The day after I finished Nancy Many's book, I got Blown for Good in the mail. There is so much about this book to like. There is a charm to it. I realized half way through the book that all the chapter titles were taken from Depeche Mode songs and like the music of Depeche Mode, the book takes you some place dark where strength and vulnerability walk hand in hand. It also occurred to me that is book begs to be made into a movie, not only because the picture Marc paints is so clear, but also because we already have a sound track.
Marc's sarcastic, smart ass comments are great comic relief and not just funny to laugh at, but almost necessary as he takes you into the world of Scientology's "Secret" Base, the domain of the sociopathic, sadistic "leader" Dave Miscavige. More than any other book to date (I think I've read them all) this book paints a portrait of Miscavige. It is not a pretty picture. Miscavige comes off sometimes as a cartoonish super villain, laughing maniacally at his hapless minions who he makes to suffer, but Marc keeps up anecdote after anecdote, with quotes and details to remind you that this is a real person he is talking about. These surreal outrages against the trust that was placed in this sick man really did happen (and are still happening).
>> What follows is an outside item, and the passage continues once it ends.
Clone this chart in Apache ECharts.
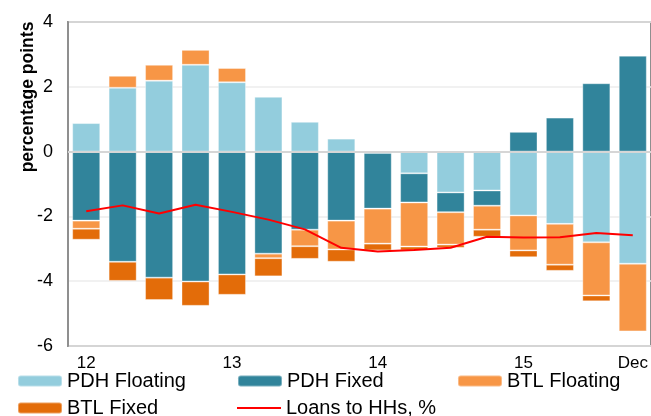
<!DOCTYPE html>
<html>
<head>
<meta charset="utf-8">
<script src="https://cdn.jsdelivr.net/npm/echarts@6/dist/echarts.min.js"></script>
<style>
  html, body { margin: 0; padding: 0; background: #fff; }
  #chart { width: 651px; height: 416px; }
</style>
</head>
<body>
<div id="chart"></div>
<script>
// quarterly categories, only some labelled
const categories = ['12', '', '', '', '13', '', '', '', '14', '', '', '', '15', '', '', 'Dec']

// contributions, percentage points
const pdhFloating = [0.88, 1.97, 2.19, 2.68, 2.14, 1.69, 0.92, 0.40, -0.04, -0.67, -1.26, -1.20, -1.97, -2.23, -2.80, -3.46]
const pdhFixed = [-2.13, -3.40, -3.89, -4.01, -3.79, -3.15, -2.41, -2.13, -1.72, -0.90, -0.61, -0.47, 0.61, 1.05, 2.11, 2.96]
const btlFloating = [-0.25, 0.37, 0.49, 0.46, 0.44, -0.14, -0.51, -0.89, -1.08, -1.36, -1.00, -0.74, -1.08, -1.26, -1.64, -2.09]
const btlFixed = [-0.34, -0.59, -0.69, -0.75, -0.63, -0.56, -0.39, -0.38, -0.21, -0.12, -0.10, -0.22, -0.21, -0.19, -0.18, 0]
const loansToHHs = [-1.84, -1.66, -1.91, -1.64, -1.86, -2.10, -2.40, -2.97, -3.08, -3.04, -2.97, -2.63, -2.65, -2.64, -2.51, -2.58]

const font = '"Liberation Sans", Arial, sans-serif'

const chart = echarts.init(document.getElementById('chart'))

function legendAt(name, left, top, extra) {
  return Object.assign({
    data: [name],
    left: left,
    top: top,
    padding: 0,
    itemWidth: 44,
    itemHeight: 11,
    selectedMode: false,
    textStyle: { fontFamily: font, fontSize: 20, color: '#000' }
  }, extra || {})
}

function barSeries(name, data, color) {
  return {
    name: name,
    type: 'bar',
    stack: 'total',
    barCategoryGap: '23%',
    data: data,
    itemStyle: {
      color: color,
      borderColor: 'rgba(255, 255, 255, 0.35)',
      borderWidth: 1
    }
  }
}

chart.setOption({
  animation: false,
  backgroundColor: '#fff',
  textStyle: { fontFamily: font },
  legend: [
    legendAt('PDH Floating', 17, 371),
    legendAt('PDH Fixed', 237, 371),
    legendAt('BTL Floating', 457, 371),
    legendAt('BTL Fixed', 17, 398),
    // plain red stroke instead of line + dot
    legendAt('Loans to HHs, %', 237, 398, {
      icon: 'rect',
      itemHeight: 2,
      itemStyle: { color: '#ff0000' },
      lineStyle: { width: 0 }
    })
  ],
  grid: {
    left: 68,
    top: 22,
    right: -2,
    bottom: 70,
    show: true,
    borderColor: '#8f8f8f',
    borderWidth: 2
  },
  graphic: [
    {
      type: 'text',
      x: 28,
      y: 97,
      rotation: Math.PI / 2,
      style: {
        text: 'percentage points',
        fontFamily: font,
        fontSize: 17.5,
        fontWeight: 'bold',
        fill: '#000',
        align: 'center',
        verticalAlign: 'middle'
      }
    }
  ],
  xAxis: {
    type: 'category',
    data: categories,
    axisTick: { show: false },
    axisLine: { lineStyle: { color: '#8f8f8f', width: 2 } },
    axisLabel: {
      interval: 0,
      margin: 9,
      fontSize: 17,
      color: '#000'
    }
  },
  yAxis: {
    type: 'value',
    min: -6,
    max: 4,
    interval: 2,
    axisLine: { show: true, lineStyle: { color: '#8f8f8f', width: 2 } },
    axisTick: { show: false },
    splitLine: { lineStyle: { color: '#ececec', width: 1.5 } },
    axisLabel: {
      margin: 15,
      fontSize: 18,
      color: '#000'
    }
  },
  series: [
    barSeries('PDH Floating', pdhFloating, '#93cddd'),
    barSeries('PDH Fixed', pdhFixed, '#31849b'),
    barSeries('BTL Floating', btlFloating, '#f79646'),
    barSeries('BTL Fixed', btlFixed, '#e36c09'),
    {
      name: 'Loans to HHs, %',
      type: 'line',
      data: loansToHHs,
      symbol: 'none',
      z: 5,
      lineStyle: { color: '#ff0000', width: 2 },
      itemStyle: { color: '#ff0000' },
      // zero line sits over the bars
      markLine: {
        silent: true,
        symbol: 'none',
        label: { show: false },
        lineStyle: { color: '#d6d6d6', width: 2, type: 'solid' },
        data: [{ yAxis: 0 }]
      }
    }
  ]
})
</script>
</body>
</html>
There is a good deal of insider information about Tom Cruise, Lisa McPherson and many other people of interest to the critics of Scientology as well as the general public. I kept thinking to myself while reading this book that Marc just happened to be in the right place at the right time to tell me everything that I was curious about.
Much of what I found so interesting about the book stems from my own curiosity as an ex-Sea Org member who didn't last quite as long as he did. While I never went to the "Secret" Int Base, I experienced the veil of mystique that surrounded the Int Base and had been in awe of it. Turning the pages of this book, Marc tells me the only thing to be in awe of at the Int Base was the incompetence, abuse and lack of dignity. I saw enough outrageous stuff during my time in the Sea Org to make me sneak out of the Sea Org's LA base in the middle of the the night, but I had no idea how bad it really was at the upper echelons. In recent years I've read about Miscavige hitting people and the sleep deprivation and the rest, but when Marc's book hit me with it page after page, I got worn down - more and more outraged. The only thing that sustained me was the knowledge that it would end for Marc.
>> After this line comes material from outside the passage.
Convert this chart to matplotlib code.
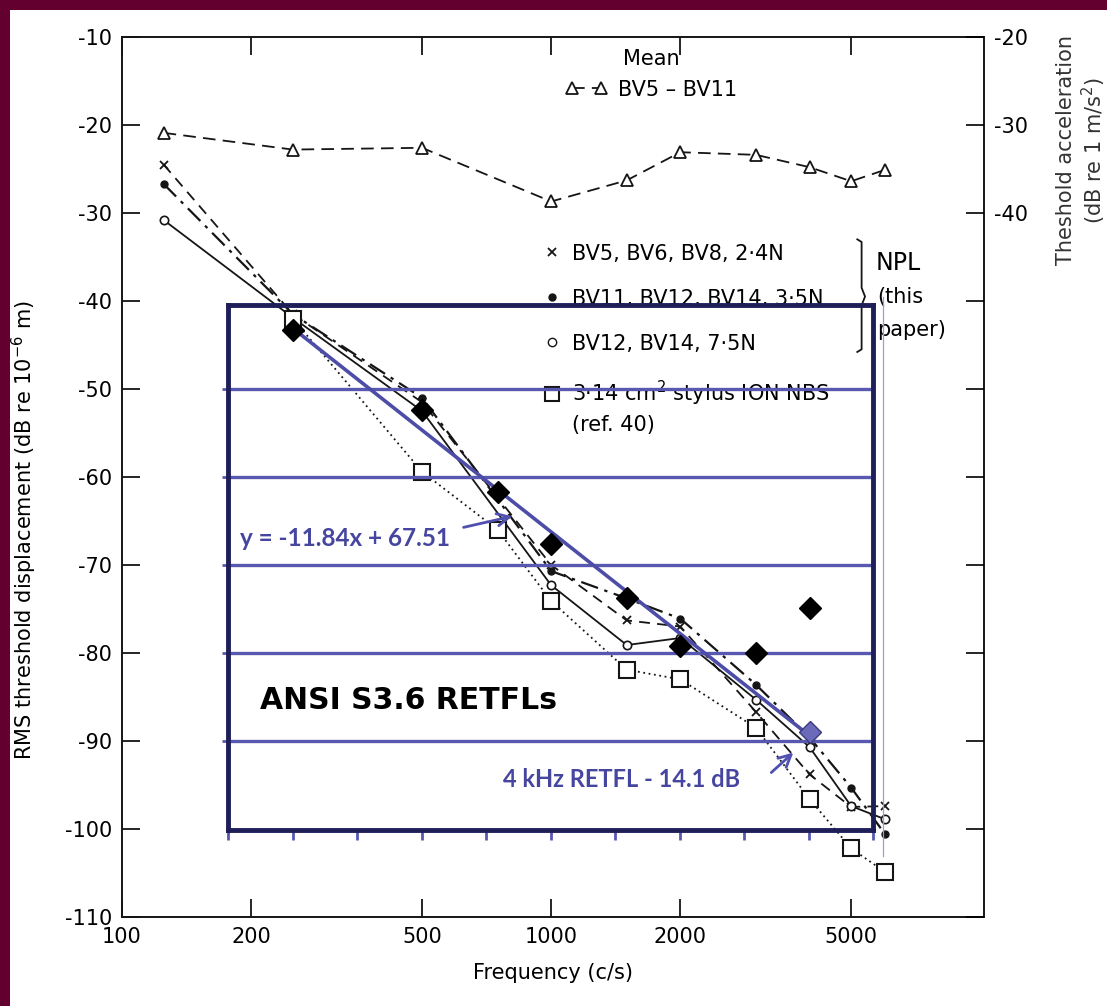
import matplotlib.pyplot as plt
from matplotlib.lines import Line2D
from matplotlib.patches import Rectangle

plt.rcParams['font.family'] = ['DejaVu Sans']
plt.rcParams['axes.unicode_minus'] = False

# --- data (dB re 1e-6 m) ---
mean_freq = [125, 250, 500, 1000, 1500, 2000, 3000, 4000, 5000, 6000]
mean_db = [-20.9, -22.8, -22.6, -28.7, -26.3, -23.1, -23.4, -24.8, -26.4, -25.1]

npl_freq = [125, 250, 500, 1000, 1500, 2000, 3000, 4000, 5000, 6000]
npl_24n = [-24.5, -41.5, -51.5, -70.0, -76.3, -77.0, -86.7, -93.8, -97.5, -97.4]
npl_35n = [-26.7, -41.5, -51.0, -70.7, -73.8, -76.1, -83.6, -89.6, -95.3, -100.6]
npl_75n = [-30.8, -41.9, -52.5, -72.3, -79.1, -78.3, -85.3, -90.7, -97.4, -98.9]

nbs_freq = [250, 500, 750, 1000, 1500, 2000, 3000, 4000, 5000, 6000]
nbs_db = [-42.0, -59.4, -66.0, -74.1, -81.9, -83.0, -88.5, -96.6, -102.2, -104.9]

# ANSI S3.6 RETFLs overlay
ansi_freq = [250, 500, 750, 1000, 1500, 2000, 3000, 4000]
ansi_db = [-43.3, -52.4, -61.7, -67.6, -73.7, -79.2, -80.0, -74.9]
ansi_4k_corr = -14.1
fit_freq = [250, 4000]
fit_db = [-43.1, -89.4]

x_ticks = [100, 200, 500, 1000, 2000, 5000]
y_ticks = list(range(-110, -9, 10))

blue = '#5858b0'
navy = '#1e1e58'
ink = '#151515'
note_blue = '#4646a0'

fig = plt.figure(figsize=(11.07, 10.06), dpi=100)
fig.patch.set_facecolor('#640030')
fig.add_artist(Rectangle((10 / 1107, 0), 1, 1 - 10 / 1006, transform=fig.transFigure,
                         facecolor='white', edgecolor='none', zorder=-5))

ax = fig.add_axes([0.1102, 0.0885, 0.7787, 0.8748])
ax.set_xscale('log')
ax.set_xlim(100, 10200)
ax.set_ylim(-110, -10)

# scanned series
h_mean, = ax.plot(mean_freq, mean_db, color=ink, lw=1.3, ls=(0, (7, 4)), marker='^',
                  ms=9, mfc='white', mec=ink, mew=1.3)
ax.plot(npl_freq, npl_24n, color=ink, lw=1.3, ls=(0, (6, 4)), marker='x', ms=6, mew=1.3)
ax.plot(npl_freq, npl_35n, color=ink, lw=1.6, ls=(0, (8, 3, 1.5, 3)), marker='o', ms=5)
ax.plot(npl_freq, npl_75n, color=ink, lw=1.3, ls='-', marker='o', ms=6, mfc='white', mew=1.2)
ax.plot(nbs_freq, nbs_db, color=ink, lw=1.3, ls=(0, (1, 2)), marker='s', ms=11,
        mfc='white', mew=1.5)

# overlay box of the ANSI chart
box_f = (176.6, 5630)
box_db = (-100.1, -40.5)
ov = ax.inset_axes([box_f[0], box_db[0], box_f[1] - box_f[0], box_db[1] - box_db[0]],
                   transform=ax.transData)
ov.patch.set_alpha(0)
ov.set_xlim(0, 10)
ov.set_ylim(*box_db)
ov.set_xticks(range(11))
ov.set_xticklabels([])
ov.set_yticks([-90, -80, -70, -60, -50])
ov.set_yticklabels([])
ov.tick_params(axis='x', direction='out', length=7, width=2, color=blue)
ov.tick_params(axis='y', direction='out', length=4, width=2, color=blue)
ov.grid(axis='y', color=blue, lw=2.4)
for s in ov.spines.values():
    s.set_color(navy)
    s.set_linewidth(3.5)
ov.plot([1.0155, 1.0155], [-0.05, 1.015], transform=ov.transAxes, color='#9a9ae6',
        lw=0.9, clip_on=False)
ov.set_zorder(5.5)

ax.plot(fit_freq, fit_db, color='#4d4da8', lw=2.6, zorder=6)
ax.plot(ansi_freq, ansi_db, ls='none', marker='D', ms=11, color='black', zorder=7)
ax.plot(ansi_freq[-1], ansi_db[-1] + ansi_4k_corr, ls='none', marker='D', ms=11,
        mfc='#6a6ab8', mec='#3a3a80', zorder=7)

ax.text(210, -85.4, 'ANSI S3.6 RETFLs', fontsize=21.5, fontweight='bold',
        va='center', color='black', zorder=8)
ax.text(188, -67.0, 'y = -11.84x + 67.51', fontsize=17.5, fontweight='bold', family='Lato',
        va='center', color=note_blue, zorder=8)
ax.annotate('', xy=(824, -64.4), xytext=(616, -65.8), zorder=8,
            arrowprops=dict(arrowstyle='->', color='#5050b0', lw=2, mutation_scale=22))
ax.text(772, -94.4, '4 kHz RETFL - 14.1 dB', fontsize=17, fontweight='bold', family='Lato',
        va='center', color=note_blue, zorder=8)
ax.annotate('', xy=(3709, -91.1), xytext=(3222, -93.8), zorder=8,
            arrowprops=dict(arrowstyle='->', color='#5050b0', lw=2, mutation_scale=22))

# legends
leg1 = ax.legend([h_mean], ['BV5 \u2013 BV11'], title='Mean', loc='upper center',
                 bbox_to_anchor=(0.614, 0.998), frameon=False, fontsize=15,
                 title_fontsize=15, numpoints=2, handlelength=2.0, borderpad=0,
                 handletextpad=0.5)
leg1.set_zorder(5)
ax.add_artist(leg1)

proxies = [Line2D([], [], ls='none', marker='x', color=ink, ms=6, mew=1.3),
           Line2D([], [], ls='none', marker='o', color=ink, ms=5),
           Line2D([], [], ls='none', marker='o', color=ink, ms=6, mfc='white'),
           Line2D([], [], ls='none', marker='s', color=ink, ms=10, mfc='white', mew=1.5)]
labels = ['BV5, BV6, BV8, 2\u00b74N', 'BV11, BV12, BV14, 3\u00b75N',
          'BV12, BV14, 7\u00b75N', '3\u00b714 cm$^2$ stylus ION NBS']
leg2 = ax.legend(proxies, labels, loc='upper left', bbox_to_anchor=(0.476, 0.777),
                 frameon=False, fontsize=15, handlelength=0.9, handletextpad=0.5,
                 borderpad=0, labelspacing=1.2)
leg2.set_zorder(5)
ax.text(0.522, 0.559, '(ref. 40)', transform=ax.transAxes, fontsize=15, va='center')

# NPL bracket
ax.plot([0.853, 0.858, 0.858, 0.862, 0.858, 0.858, 0.853],
        [0.770, 0.767, 0.715, 0.705, 0.695, 0.645, 0.642],
        transform=ax.transAxes, color=ink, lw=1.3, clip_on=False)
ax.text(0.874, 0.743, 'NPL', transform=ax.transAxes, fontsize=17, va='center', ha='left')
ax.text(0.876, 0.7045, '(this', transform=ax.transAxes, fontsize=15, va='center', ha='left')
ax.text(0.876, 0.667, 'paper)', transform=ax.transAxes, fontsize=15, va='center', ha='left')

# axes styling
ax.set_xticks(x_ticks)
ax.set_xticklabels([str(t) for t in x_ticks])
ax.xaxis.set_minor_locator(plt.NullLocator())
ax.set_yticks(y_ticks)
ax.set_yticklabels([str(t) for t in y_ticks])
ax.tick_params(which='both', direction='in', top=True, length=13, width=1.2,
               labelsize=15, pad=7)
for s in ax.spines.values():
    s.set_linewidth(1.4)
    s.set_color(ink)
ax.set_xlabel('Frequency (c/s)', fontsize=15, labelpad=12)
fig.text(24 / 1107, 1 - 530 / 1006, 'RMS threshold displacement (dB re 10$^{-6}$ m)',
         rotation=90, fontsize=15, ha='center', va='center')

ax2 = ax.twinx()
ax2.set_ylim(-120, -20)
ax2.set_yticks(list(range(-120, -19, 10)))
ax2.set_yticklabels(['' if t < -40 else str(t) for t in range(-120, -19, 10)])
ax2.tick_params(direction='in', length=13, width=1.2, labelsize=15, pad=7)
for s in ax2.spines.values():
    s.set_visible(False)

fig.text(1082 / 1107, 1 - 150 / 1006, 'Theshold acceleration\n(dB re 1 m/s$^2$)',
         rotation=90, fontsize=15, ha='center', va='center', color='#333333')

fig.savefig('out.png', dpi=100, facecolor=fig.get_facecolor())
It is haunting to know that for many Sea Org members it hasn't ended and is still going on, especially when I remind myself how many of these Sea Org members joined out of a selfless desire to help others.
To say that Marc names names in this book is an under statement. There are some that he leaves out, but the important ones are in. The mood, the incompetence and internal politics of the the Sea Org are painstakingly detailed with a long string of events related by Marc, most of which he witnessed first hand. These are details that I wondered about for a long time - how did the mighty Sea Org operate at the highest levels? Marc's answer is fear, back stabbing and (for some reason I'm using his word a lot in this review) incompetence.
The plot of the book works well as a story. The good guy is Marc the author and the bad guy is, ultimately, David Miscavige. All the other bad guys are just idiots who haven't figured out that Miscavige will throw them to the wolves once he drains them dry. The only thing suspicious about the book is that Marc seems to come off as a overly reasonable person who at the same time happens to be just as brainwashed as everyone around him - never giving in to the back stabbing, in fighting and desperate, immoral measures which surrounds him more so than the razor wire and guards.
I'll say it again to anyone listening. This book begs to be made into a movie. Not only does it read like a screen play with sarcasm, but is a story that needs to be taken to the public. I wouldn't say this is the beginning of the end for Scientology. The "end" is well underway. This is the middle of the end - it's a good time for a movie.